TASK DIRECTIONS
Below are the records; pull every line that includes "LaTeX".

:::::

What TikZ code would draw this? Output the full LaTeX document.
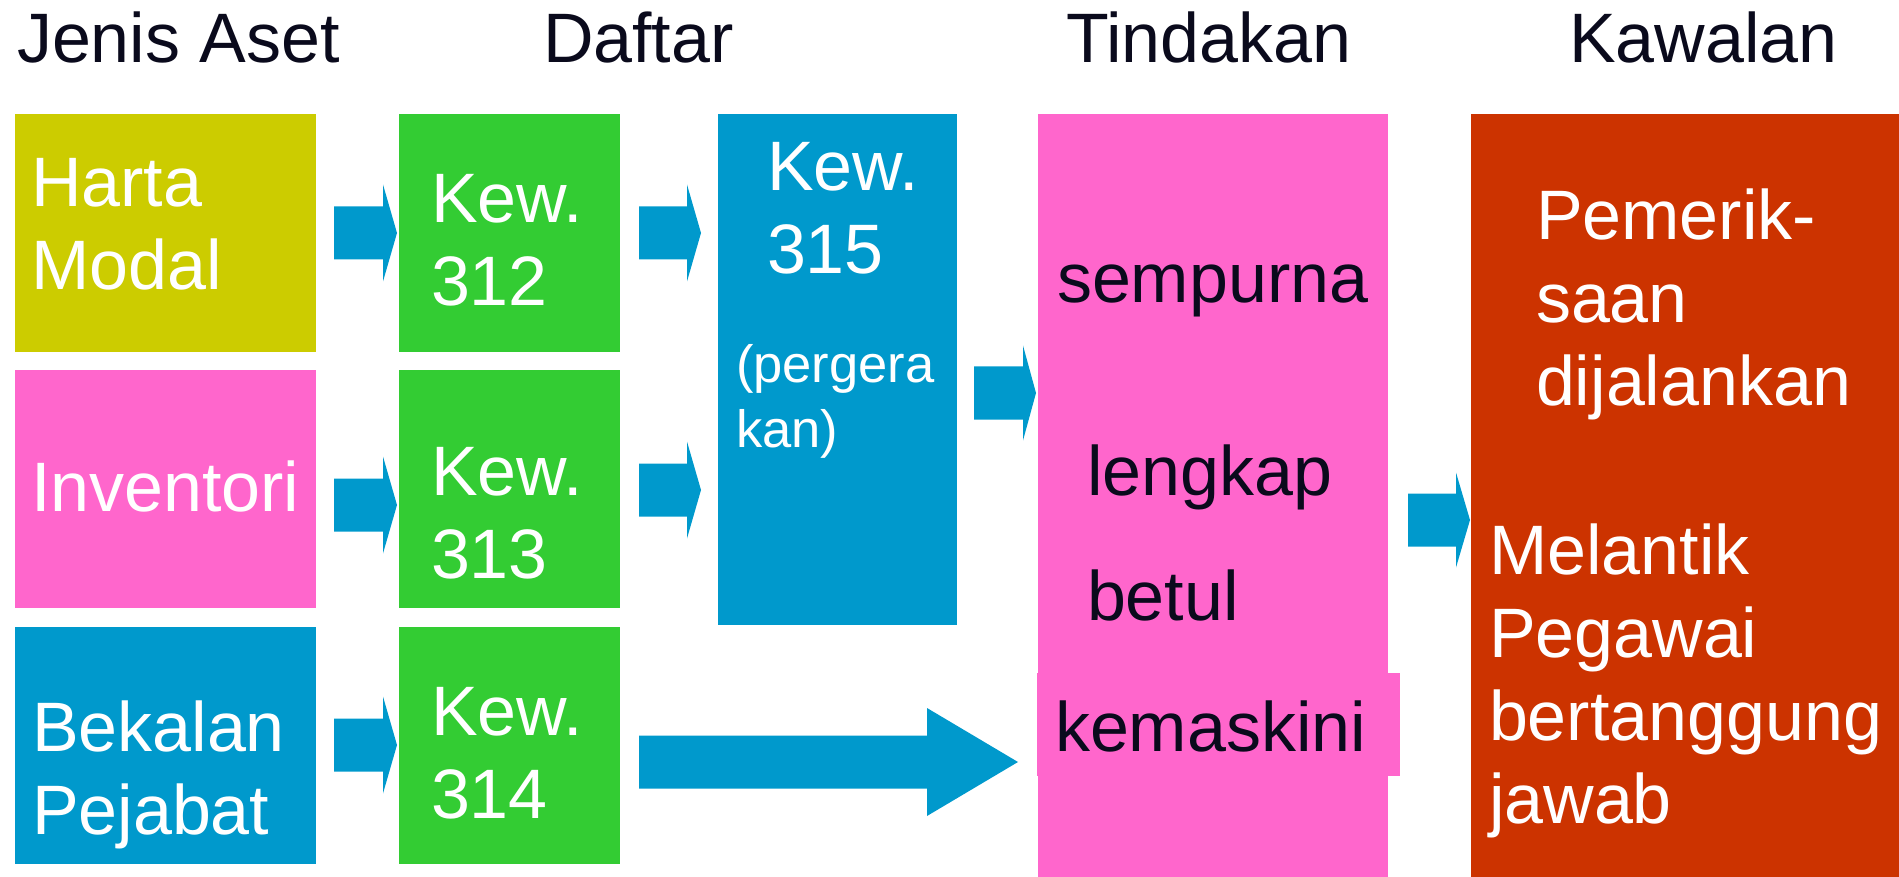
\documentclass[tikz,border=0pt]{standalone}
\usepackage{fontspec}
\setmainfont{Liberation Sans}
\usetikzlibrary{calc}
\definecolor{olivec}{HTML}{CCCC00}
\definecolor{pinkc}{HTML}{FF66CC}
\definecolor{greenc}{HTML}{33CC33}
\definecolor{bluec}{HTML}{0099CC}
\definecolor{redc}{HTML}{CC3300}
\definecolor{inkc}{RGB}{10,10,28}
\newcommand\hugetxt{\fontsize{70}{83}\selectfont}
\newcommand\midtxt{\fontsize{52.5}{65}\selectfont}
% #1 from node, #2 to node, #3 start gap, #4 end gap, #5 centre y, #6 head length, #7 shaft half width, #8 head half width
\newcommand\blockarr[8]{%
  \fill[bluec] let \p1=(#1.east), \p2=(#2.west) in
    (\x1+#3pt,-#5pt+#7pt) -- (\x2-#4pt-#6pt,-#5pt+#7pt) -- (\x2-#4pt-#6pt,-#5pt+#8pt)
    -- (\x2-#4pt,-#5pt) -- (\x2-#4pt-#6pt,-#5pt-#8pt) -- (\x2-#4pt-#6pt,-#5pt-#7pt)
    -- (\x1+#3pt,-#5pt-#7pt) -- cycle;}
\tikzset{
  box/.style={rectangle, inner sep=0pt, outer sep=0pt, anchor=north west, draw=none},
  wtxt/.style={anchor=base west, inner sep=0pt, outer sep=0pt, align=left, font=\hugetxt, text=white},
  btxt/.style={anchor=base west, inner sep=0pt, outer sep=0pt, align=left, font=\hugetxt, text=inkc},
}
\begin{document}
\begin{tikzpicture}[x=1pt,y=-1pt]
\useasboundingbox (0,0) rectangle (1899,877);
% headers
\node[btxt] (h1) at (17,63) {Jenis Aset};
\node[btxt] (h2) at (543,63) {Daftar};
\node[btxt] (h3) at (1066,63) {Tindakan};
\node[btxt] (h4) at (1569,63) {Kawalan};
% column 1
\node[box, fill=olivec, minimum width=301.5pt, minimum height=238pt] (hm) at (14.5,114) {};
\node[box, fill=pinkc, minimum width=301.5pt, minimum height=238pt] (inv) at (14.5,370) {};
\node[box, fill=bluec, minimum width=301.5pt, minimum height=237pt] (bek) at (14.5,627) {};
% column 2
\node[box, fill=greenc, minimum width=221pt, minimum height=238pt] (k312) at (399,114) {};
\node[box, fill=greenc, minimum width=221pt, minimum height=238pt] (k313) at (399,370) {};
\node[box, fill=greenc, minimum width=221pt, minimum height=237pt] (k314) at (399,627) {};
% column 3
\node[box, fill=bluec, minimum width=239pt, minimum height=511pt] (k315) at (718,114) {};
% column 4
\node[box, fill=pinkc, minimum width=350pt, minimum height=763pt] (tind) at (1038,114) {};
\node[box, fill=pinkc, minimum width=363pt, minimum height=103pt] (tindk) at (1037,673) {};
% column 5
\node[box, fill=redc, minimum width=428pt, minimum height=763pt] (kaw) at (1471,114) {};
% texts (multi-line nodes are placed by the baseline of their last line)
\node[wtxt] (t1) at (31,290) {Harta\\Modal};
\node[wtxt] (t2) at (31,511) {Inventori};
\node[wtxt] (t3) at (32,834) {Bekalan\\Pejabat};
\node[wtxt] (t4) at (431,306) {Kew.\\312};
\node[wtxt] (t5) at (431,578) {Kew.\\313};
\node[wtxt] (t6) at (431,818) {Kew.\\314};
\node[wtxt] (t7) at (767,274) {Kew.\\315};
\node[wtxt, font=\midtxt] (t8) at (736,447) {(pergera\\kan)};
\node[btxt] (t9) at (1057,303) {sempurna};
\node[btxt] (t10) at (1087,495) {lengkap};
\node[btxt] (t11) at (1087,620) {betul};
\node[btxt] (t12) at (1055,751) {kemaskini};
\node[wtxt] (t13) at (1536,405) {Pemerik-\\saan\\dijalankan};
\node[wtxt] (t14) at (1489,823) {Melantik\\Pegawai\\bertanggung\\jawab};
% arrows
\blockarr{hm}{k312}{18}{2}{233}{14}{26.5}{48.5}
\blockarr{k312}{k315}{19}{17}{233}{14}{26.5}{48.5}
\blockarr{inv}{k313}{18}{2}{505}{14}{26.5}{48.5}
\blockarr{k313}{k315}{19}{17}{490}{14}{26.5}{48.5}
\blockarr{bek}{k314}{18}{2}{745}{14}{26.5}{48.5}
\blockarr{k314}{tind}{19}{20}{762}{91}{26.5}{54}
\blockarr{k315}{tind}{17}{2}{393}{13}{26.5}{47.5}
\blockarr{tind}{kaw}{20}{1}{520}{14}{26.5}{47.5}
\end{tikzpicture}
\end{document}
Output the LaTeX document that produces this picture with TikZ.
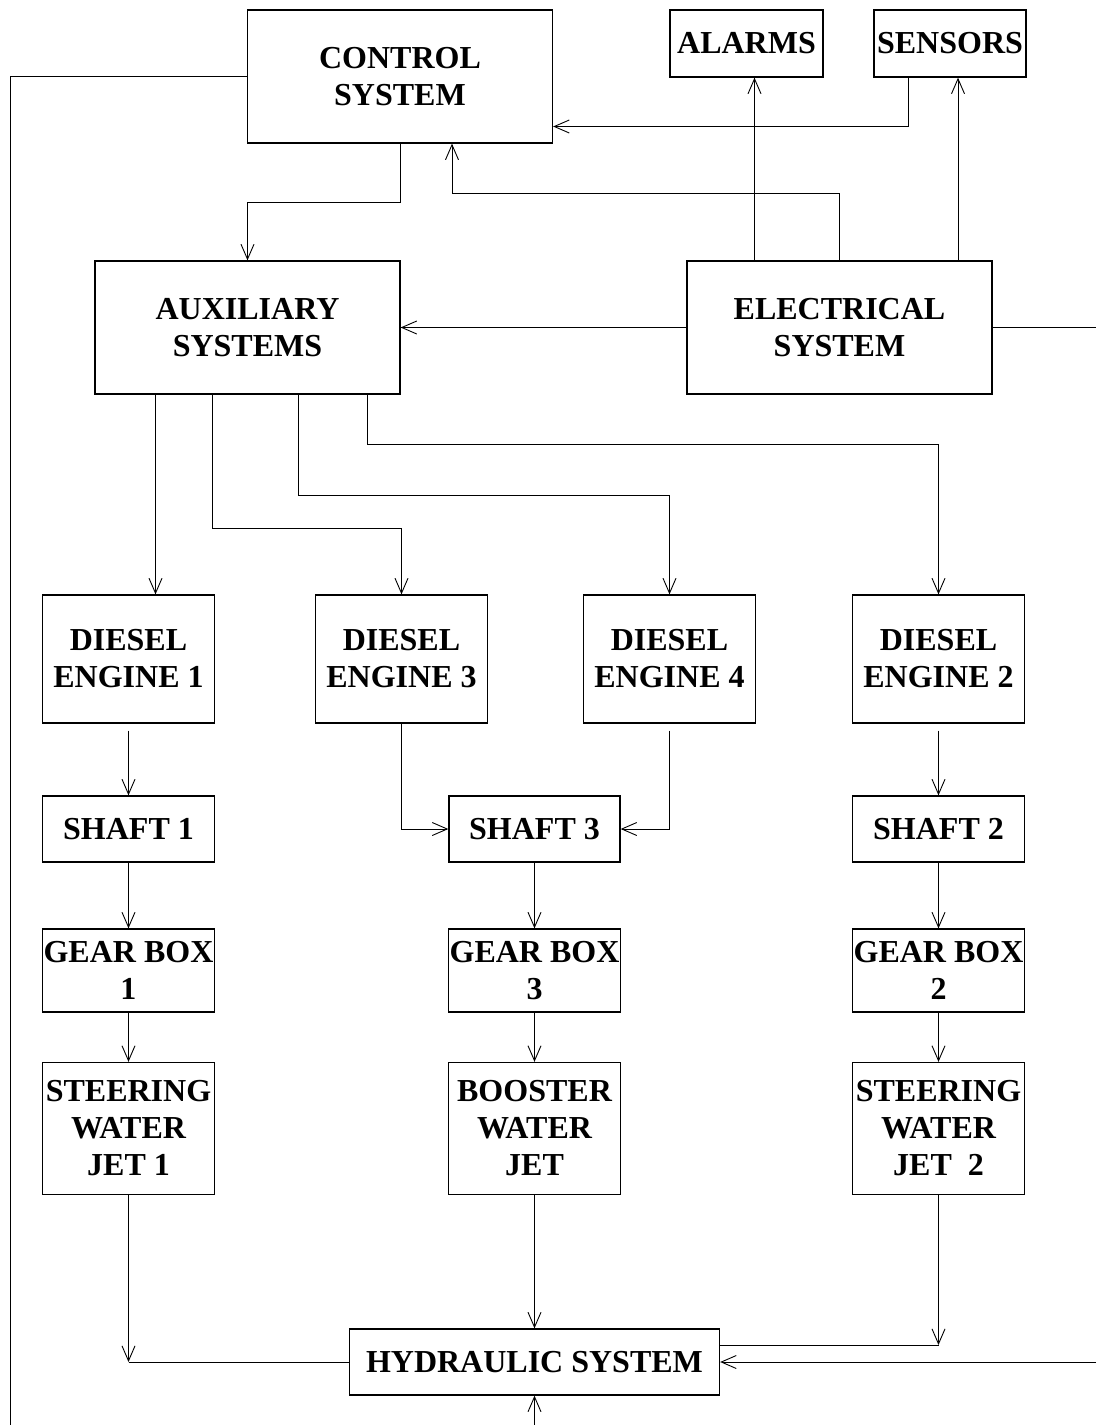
\documentclass[tikz,border=0pt]{standalone}
\usepackage{fontspec}
\setmainfont{Liberation Serif}
\usetikzlibrary{arrows.meta, positioning, calc}

\begin{document}
\begin{tikzpicture}[
          x=1pt, y=-1pt,
          box/.style={draw=black, line width=1.3pt, align=center, inner sep=0pt,
                      font=\fontsize{32}{37}\selectfont\bfseries,
                      minimum width=172pt, minimum height=128pt},
          wide/.style={box, minimum width=305pt, minimum height=133pt},
          small/.style={box, minimum height=66pt},
          arr/.style={-{Straight Barb[length=15pt,width=13pt]}, line width=0.9pt},
          link/.style={line width=0.9pt}
        ]
        \useasboundingbox (0,0) rectangle (1096,1425);
        % top row
        \node[wide] (ctrl) at (400,76.5) {CONTROL\\SYSTEM};
        \node[small, minimum width=153pt, minimum height=67pt] (alarms) at (746.5,43.5) {ALARMS};
        \node[small, minimum width=152pt, minimum height=67pt] (sensors) at (950,43.5) {SENSORS};
        \node[wide] (aux) at (247.5,327.5) {AUXILIARY\\SYSTEMS};
        \node[wide] (elec) at (839.5,327.5) {ELECTRICAL\\SYSTEM};
        % engines
        \node[box] (de1) at (128.5,659) {DIESEL\\ENGINE 1};
        \node[box] (de3) at (401.5,659) {DIESEL\\ENGINE 3};
        \node[box] (de4) at (669.5,659) {DIESEL\\ENGINE 4};
        \node[box] (de2) at (938.5,659) {DIESEL\\ENGINE 2};
        % shafts, gear boxes, jets
        \node[small] (sh1) at (128.5,829) {SHAFT 1};
        \node[small, minimum width=171pt] (sh3) at (534.5,829) {SHAFT 3};
        \node[small] (sh2) at (938.5,829) {SHAFT 2};
        \node[box, minimum height=83pt] (gb1) at (128.5,970.5) {GEAR BOX\\1};
        \node[box, minimum height=83pt] (gb3) at (534.5,970.5) {GEAR BOX\\3};
        \node[box, minimum height=83pt] (gb2) at (938.5,970.5) {GEAR BOX\\2};
        \node[box, minimum height=132pt] (wj1) at (128.5,1128.5) {STEERING\\WATER\\JET 1};
        \node[box, minimum height=132pt] (bwj) at (534.5,1128.5) {BOOSTER\\WATER\\JET};
        \node[box, minimum height=132pt] (wj2) at (938.5,1128.5) {STEERING\\WATER\\JET\ \ 2};
        \node[small, minimum width=370pt] (hyd) at (534.5,1362) {HYDRAULIC SYSTEM};
        % free ends
        \coordinate (fbtop) at (10,76.5);
        \coordinate (fbbot) at (10,1425);
        \coordinate (eout) at (1096,327.5);
        \coordinate (hin) at (1096,1362);
        \coordinate (hbot) at (534.5,1425);
        \coordinate (hydne) at ([yshift=17pt]hyd.east);
        \coordinate (wjc1) at (wj1.south |- hyd.west);
        \coordinate (wjc2) at (wj2.south |- hydne);

        \draw[arr] (ctrl.south) -- ++(0,59) -| (aux.north);
        \draw[arr] (elec.west) -- (aux.east);
        \draw[arr] (elec.north) -- ++(0,-67) -| ([xshift=52pt]ctrl.south);
        \draw[arr] ([xshift=8pt]alarms.south |- elec.north) -- ([xshift=8pt]alarms.south);
        \draw[arr] ([xshift=8pt]sensors.south |- elec.north) -- ([xshift=8pt]sensors.south);
        \draw[arr] ([xshift=-42pt]sensors.south) |- ([yshift=-50pt]ctrl.east);
        \draw[link] (ctrl.west) -| (fbbot);
        \draw[link] (elec.east) -- (eout);

        \draw[arr] ([xshift=-92pt]aux.south) -- ([xshift=-92pt]aux.south |- de1.north);
        \draw[arr] ([xshift=-35pt]aux.south) -- ++(0,134) -| (de3.north);
        \draw[arr] ([xshift=51pt]aux.south) -- ++(0,101) -| (de4.north);
        \draw[arr] ([xshift=120pt]aux.south) -- ++(0,50) -| (de2.north);

        \draw[arr] ([yshift=-7pt]de1.south) -- (sh1.north);
        \draw[arr] (de3.south) |- (sh3.west);
        \draw[arr] ([yshift=-7pt]de4.south) |- (sh3.east);
        \draw[arr] ([yshift=-7pt]de2.south) -- (sh2.north);

        \draw[arr] (sh1.south) -- (gb1.north);
        \draw[arr] (sh3.south) -- (gb3.north);
        \draw[arr] (sh2.south) -- (gb2.north);
        \draw[arr] (gb1.south) -- (wj1.north);
        \draw[arr] (gb3.south) -- (bwj.north);
        \draw[arr] (gb2.south) -- (wj2.north);

        \draw[arr] (wj1.south) -- (wjc1);
        \draw[link] (wjc1) -- (hyd.west);
        \draw[arr] (bwj.south) -- (hyd.north);
        \draw[arr] (wj2.south) -- (wjc2);
        \draw[link] (wjc2) -- (hydne);
        \draw[arr] (hin) -- (hyd.east);
        \draw[arr] (hbot) -- (hyd.south);
      \end{tikzpicture}
\end{document}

:::::

ANSWER
What TikZ code would draw this? Output the full LaTeX document.
Output the LaTeX document that produces this picture with TikZ.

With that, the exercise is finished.